Почему так много женщин могли его всю жизнь так преданно любить? И такой самостоятельный, здравый человек, как Екатерина? И такая тонко чувствующая душа, как Нюша? Не потому ли, что во всех жизненных ситуациях сохранялась в нем его детская честность и невинность?

В его библиотеке я нашла много редких и ценных книг о русской народности. Их я больше всего штудировала во время этого моего пребывания в Париже. Теперь я могла понимать этот мир благодаря новым знаниям, и он действительно выступил тогда перед моей душой в новом свете. Собственно говоря, не существует русской мифологии, подобной, например, греческой или германской, Однако русскому народу знаком очень богатый и дифференцированный мир природных духов — в лесу, в поле, в доме, в конюшне — все эти лешие, домовые, русалки. Духовный принцип представлен божеством неба и солнца. Мать-земля в народных верованиях отождествляется с Богоматерью, с Софией. Молебен перед севом, который я как-то видела у нас в деревне, когда мальчик нес перед священником икону Божьей Матери, был выражением этого верования. В Древней Руси был обычай: клянясь, человек клал себе на голову дерн; позднее этот кусок земли заменила икона Божьей Матери. Земля была — а в деревне, может быть, и теперь осталась — живым существом. "В земле живет Дух Святой", — говорили в народе. Или: "Не лги — земля слышит", "Питай — как земля питает, учи — как земля учит, люби — как земля любит". Человек, отвергнутый церковью, мог исповедаться земле. Это созвучно евангельскому рассказу о грешнице, приведенной ко Христу: Он пальцем пишет на земле — вписывает в землю карму ее грехов. И я понимала теперь, почему землю называли раньше "вдовой", а после мистерии Голгофы она стала "Христовой Невестой".

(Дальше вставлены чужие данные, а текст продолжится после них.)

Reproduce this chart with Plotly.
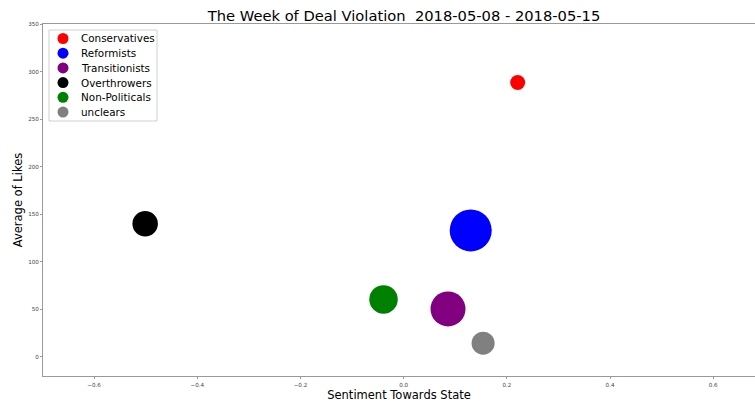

В этой связи я думала о возможности новой пейзажной живописи, которая могла бы действовать так же целительно, как в древнем Египте образ Изиды с Горусом, а в России в средние века и вплоть до моего времени — образ Девы Марии с Младенцем. Теперь все это стало для меня не просто мистическими образами, но явлением космических реальностей.

У Бальмонтов бывали художники и эмигранты из разных стран, среди них — польский писатель Пшибышевский, автор нашумевшего романа "Homo sapiens". Познакомилась я также с одним евреем. В России он, как террорист, был приговорен к смертной казни, но бежал за границу. Все тяжелое, что пришлось ему перенести, можно было прочитать в его ласковом и печальном взгляде. Он бедствовал, o работал на фабрике в Шарантоне и жил одной жизнью с тамошними пролетариями, у которых, как мне рассказывали, он пользовался большим уважением. Он тоже, как и многие, расспрашивал о духовной науке и восхищался непредвзятостью простых рабочих по отношению к духовным вопросам. "Они подходят с открытой душой, без всякой предвзятости, они ищут". Я была у него в Шарантоне в рабочем поселке, где застала его в окружении множества детишек. Я не уставала рассказывать ему все, что только знала, и давала книги — я уже видела в близком будущем, как не только он, но и весь шарантонский пролетариат вступает на путь духовной науки!

Через десять лет, во время революции, я прочитала его имя в советской газете. Товарищ Р. вернулся в Россию, был принят с почетом и получил значительный пост.